MIRAMAR, CA – Multiple squadrons from 3rd Marine Aircraft Wing conducted a Hatch Mounted SATCOM (Satellite Communication) Antenna System (HMSAS) demonstration at Hangar 0 aboard Marine Corps Air Station Miramar, California, Jan. 9.

Marines with Marine Wing Support Squadron (MWSS) 373, MWSS-372, Marine Aerial Refueler and Transport Squadron (VMGR) 352, and Marine Medium Tiltrotor Squadron (VMM) 363 installed and operated the antenna to demonstrate its real-world capabilities to the 3rd MAW commanding general, Maj. Gen. Mark Wise.

The HMSAS was developed for pre-deployment training in order to enhance communications for raid force and tactical recovery of aircraft and personnel (TRAP) missions, in preparation to support a Special Purpose Marine Air-Ground Task Force (SPMAGTF).

The HMSAS is the first system to provide the capability of in-flight communication to include commercial internet, commercial services and secured DOD services, during flight.

The system is designed to support units like SPMAGTF that operate across vast areas, which inherently increases communications challenges.

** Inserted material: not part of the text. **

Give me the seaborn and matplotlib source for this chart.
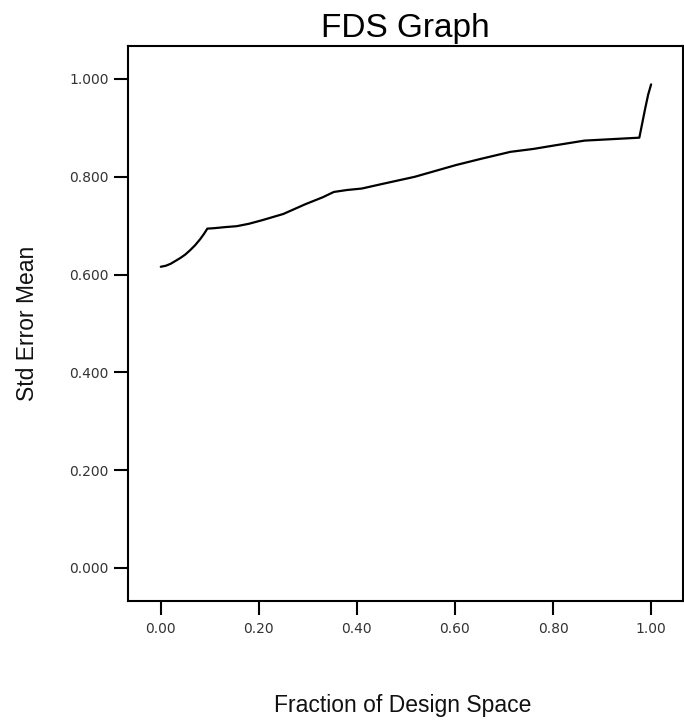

Real-time communication from the air to the ground is that much more critical when the routes of the aircraft are longer, said Moore.

A situation during pre-deployment training and real world operations can change dramatically from the time the aircraft takes off to the time it lands, so units need the capability to maintain situational awareness en route, added Moore.

The HMSAS brings real-time communication from an aircraft to Marines on the ground, faster than communication systems in the past.

“The Marine Corps has similar networks, the Networking On-The-Move (NOTM) that are on the back of Humvees for ground-to-ground communication,” said Sgt. Juan Rangel, MWSS-373 cyber network specialist. “The HMSAS also contains a phone application. All this connects to a satellite in space and then connects back to the ground. The NOTM is similar, but the HMSAS is special because it’s in the air.”

The HMSAS has a promising future in Marine Corps communication, according to Moore.

“It’s still a fairly new platform and the way we’re deploying them on Marine Expeditionary Units, SPMAGTFs, or in any crisis response, it extends the range so much that it goes beyond any communication system we’ve had in the past,” said Moore. “A system like this is just the beginning; there’s going to be improvements. This is just the first of many to come.”